_INSTRUCTIONS TO FOLLOW:_ Omit all pictures. Copy the rest of the material exactly.

_SOURCE MATERIAL:_
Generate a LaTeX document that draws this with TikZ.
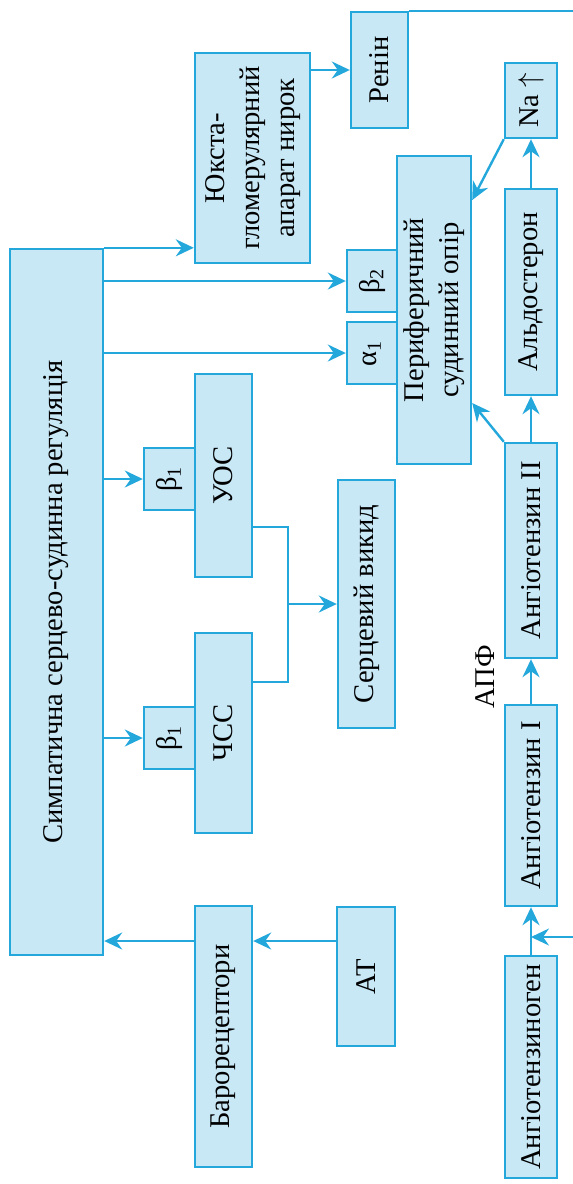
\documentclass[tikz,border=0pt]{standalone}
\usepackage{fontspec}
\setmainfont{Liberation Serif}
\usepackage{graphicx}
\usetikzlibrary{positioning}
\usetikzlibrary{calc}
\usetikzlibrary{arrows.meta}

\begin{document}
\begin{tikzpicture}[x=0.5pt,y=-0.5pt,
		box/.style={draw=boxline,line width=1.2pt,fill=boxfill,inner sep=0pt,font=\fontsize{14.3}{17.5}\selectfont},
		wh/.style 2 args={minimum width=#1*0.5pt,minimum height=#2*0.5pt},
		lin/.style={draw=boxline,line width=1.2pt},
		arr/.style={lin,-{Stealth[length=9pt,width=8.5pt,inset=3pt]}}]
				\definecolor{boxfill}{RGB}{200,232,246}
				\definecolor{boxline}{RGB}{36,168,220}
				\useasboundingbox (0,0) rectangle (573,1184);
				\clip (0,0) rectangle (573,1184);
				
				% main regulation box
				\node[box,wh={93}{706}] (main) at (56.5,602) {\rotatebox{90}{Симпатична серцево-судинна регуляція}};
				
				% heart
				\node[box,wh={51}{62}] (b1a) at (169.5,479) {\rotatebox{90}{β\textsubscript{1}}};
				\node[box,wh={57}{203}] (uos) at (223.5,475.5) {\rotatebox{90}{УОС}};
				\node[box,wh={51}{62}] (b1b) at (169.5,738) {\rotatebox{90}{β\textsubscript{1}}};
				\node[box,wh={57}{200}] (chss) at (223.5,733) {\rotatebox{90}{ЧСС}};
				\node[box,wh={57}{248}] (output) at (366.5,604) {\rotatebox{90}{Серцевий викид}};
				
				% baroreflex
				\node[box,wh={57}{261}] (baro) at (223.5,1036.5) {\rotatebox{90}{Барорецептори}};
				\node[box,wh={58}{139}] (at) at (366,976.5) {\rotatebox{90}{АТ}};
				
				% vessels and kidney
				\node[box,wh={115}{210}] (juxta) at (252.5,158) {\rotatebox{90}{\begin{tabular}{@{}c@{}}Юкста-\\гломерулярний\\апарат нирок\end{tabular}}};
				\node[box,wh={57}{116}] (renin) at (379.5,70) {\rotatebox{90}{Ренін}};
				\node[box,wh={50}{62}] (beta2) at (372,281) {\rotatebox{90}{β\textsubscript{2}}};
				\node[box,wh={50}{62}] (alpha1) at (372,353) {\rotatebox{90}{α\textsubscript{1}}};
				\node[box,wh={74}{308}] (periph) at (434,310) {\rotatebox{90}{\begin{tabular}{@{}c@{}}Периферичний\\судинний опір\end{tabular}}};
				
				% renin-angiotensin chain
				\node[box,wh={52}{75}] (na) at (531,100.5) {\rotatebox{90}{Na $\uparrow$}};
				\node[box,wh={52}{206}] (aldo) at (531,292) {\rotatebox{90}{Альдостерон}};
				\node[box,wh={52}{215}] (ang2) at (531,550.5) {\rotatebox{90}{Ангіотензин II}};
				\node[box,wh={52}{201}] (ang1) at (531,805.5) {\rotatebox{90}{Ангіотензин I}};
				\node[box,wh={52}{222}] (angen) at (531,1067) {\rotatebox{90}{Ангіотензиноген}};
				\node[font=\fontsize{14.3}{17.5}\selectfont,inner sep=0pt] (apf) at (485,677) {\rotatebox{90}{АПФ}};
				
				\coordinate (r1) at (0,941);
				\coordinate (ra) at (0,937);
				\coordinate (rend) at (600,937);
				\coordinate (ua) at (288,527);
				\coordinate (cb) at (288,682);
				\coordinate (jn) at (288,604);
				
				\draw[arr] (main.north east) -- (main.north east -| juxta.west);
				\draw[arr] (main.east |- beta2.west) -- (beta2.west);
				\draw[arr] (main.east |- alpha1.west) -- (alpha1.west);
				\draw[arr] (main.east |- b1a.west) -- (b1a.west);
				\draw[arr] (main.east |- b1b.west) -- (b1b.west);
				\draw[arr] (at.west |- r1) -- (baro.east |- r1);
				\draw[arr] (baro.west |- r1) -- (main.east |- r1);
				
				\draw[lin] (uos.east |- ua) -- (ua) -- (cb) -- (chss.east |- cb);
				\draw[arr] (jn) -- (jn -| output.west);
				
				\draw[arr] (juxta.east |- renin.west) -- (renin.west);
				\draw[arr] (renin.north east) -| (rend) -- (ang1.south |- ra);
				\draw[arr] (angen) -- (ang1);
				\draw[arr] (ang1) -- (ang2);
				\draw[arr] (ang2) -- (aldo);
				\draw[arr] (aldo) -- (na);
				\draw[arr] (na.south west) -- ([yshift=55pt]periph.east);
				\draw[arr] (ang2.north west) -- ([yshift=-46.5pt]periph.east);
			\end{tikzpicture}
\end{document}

_TASK ANSWER:_
Generate a LaTeX document that draws this with TikZ.
\documentclass[tikz,border=0pt]{standalone}
\usepackage{fontspec}
\setmainfont{Liberation Serif}
\usepackage{graphicx}
\usetikzlibrary{positioning}
\usetikzlibrary{calc}
\usetikzlibrary{arrows.meta}

\begin{document}
\begin{tikzpicture}[x=0.5pt,y=-0.5pt,
		box/.style={draw=boxline,line width=1.2pt,fill=boxfill,inner sep=0pt,font=\fontsize{14.3}{17.5}\selectfont},
		wh/.style 2 args={minimum width=#1*0.5pt,minimum height=#2*0.5pt},
		lin/.style={draw=boxline,line width=1.2pt},
		arr/.style={lin,-{Stealth[length=9pt,width=8.5pt,inset=3pt]}}]
				\definecolor{boxfill}{RGB}{200,232,246}
				\definecolor{boxline}{RGB}{36,168,220}
				\useasboundingbox (0,0) rectangle (573,1184);
				\clip (0,0) rectangle (573,1184);
				
				% main regulation box
				\node[box,wh={93}{706}] (main) at (56.5,602) {\rotatebox{90}{Симпатична серцево-судинна регуляція}};
				
				% heart
				\node[box,wh={51}{62}] (b1a) at (169.5,479) {\rotatebox{90}{β\textsubscript{1}}};
				\node[box,wh={57}{203}] (uos) at (223.5,475.5) {\rotatebox{90}{УОС}};
				\node[box,wh={51}{62}] (b1b) at (169.5,738) {\rotatebox{90}{β\textsubscript{1}}};
				\node[box,wh={57}{200}] (chss) at (223.5,733) {\rotatebox{90}{ЧСС}};
				\node[box,wh={57}{248}] (output) at (366.5,604) {\rotatebox{90}{Серцевий викид}};
				
				% baroreflex
				\node[box,wh={57}{261}] (baro) at (223.5,1036.5) {\rotatebox{90}{Барорецептори}};
				\node[box,wh={58}{139}] (at) at (366,976.5) {\rotatebox{90}{АТ}};
				
				% vessels and kidney
				\node[box,wh={115}{210}] (juxta) at (252.5,158) {\rotatebox{90}{\begin{tabular}{@{}c@{}}Юкста-\\гломерулярний\\апарат нирок\end{tabular}}};
				\node[box,wh={57}{116}] (renin) at (379.5,70) {\rotatebox{90}{Ренін}};
				\node[box,wh={50}{62}] (beta2) at (372,281) {\rotatebox{90}{β\textsubscript{2}}};
				\node[box,wh={50}{62}] (alpha1) at (372,353) {\rotatebox{90}{α\textsubscript{1}}};
				\node[box,wh={74}{308}] (periph) at (434,310) {\rotatebox{90}{\begin{tabular}{@{}c@{}}Периферичний\\судинний опір\end{tabular}}};
				
				% renin-angiotensin chain
				\node[box,wh={52}{75}] (na) at (531,100.5) {\rotatebox{90}{Na $\uparrow$}};
				\node[box,wh={52}{206}] (aldo) at (531,292) {\rotatebox{90}{Альдостерон}};
				\node[box,wh={52}{215}] (ang2) at (531,550.5) {\rotatebox{90}{Ангіотензин II}};
				\node[box,wh={52}{201}] (ang1) at (531,805.5) {\rotatebox{90}{Ангіотензин I}};
				\node[box,wh={52}{222}] (angen) at (531,1067) {\rotatebox{90}{Ангіотензиноген}};
				\node[font=\fontsize{14.3}{17.5}\selectfont,inner sep=0pt] (apf) at (485,677) {\rotatebox{90}{АПФ}};
				
				\coordinate (r1) at (0,941);
				\coordinate (ra) at (0,937);
				\coordinate (rend) at (600,937);
				\coordinate (ua) at (288,527);
				\coordinate (cb) at (288,682);
				\coordinate (jn) at (288,604);
				
				\draw[arr] (main.north east) -- (main.north east -| juxta.west);
				\draw[arr] (main.east |- beta2.west) -- (beta2.west);
				\draw[arr] (main.east |- alpha1.west) -- (alpha1.west);
				\draw[arr] (main.east |- b1a.west) -- (b1a.west);
				\draw[arr] (main.east |- b1b.west) -- (b1b.west);
				\draw[arr] (at.west |- r1) -- (baro.east |- r1);
				\draw[arr] (baro.west |- r1) -- (main.east |- r1);
				
				\draw[lin] (uos.east |- ua) -- (ua) -- (cb) -- (chss.east |- cb);
				\draw[arr] (jn) -- (jn -| output.west);
				
				\draw[arr] (juxta.east |- renin.west) -- (renin.west);
				\draw[arr] (renin.north east) -| (rend) -- (ang1.south |- ra);
				\draw[arr] (angen) -- (ang1);
				\draw[arr] (ang1) -- (ang2);
				\draw[arr] (ang2) -- (aldo);
				\draw[arr] (aldo) -- (na);
				\draw[arr] (na.south west) -- ([yshift=55pt]periph.east);
				\draw[arr] (ang2.north west) -- ([yshift=-46.5pt]periph.east);
			\end{tikzpicture}
\end{document}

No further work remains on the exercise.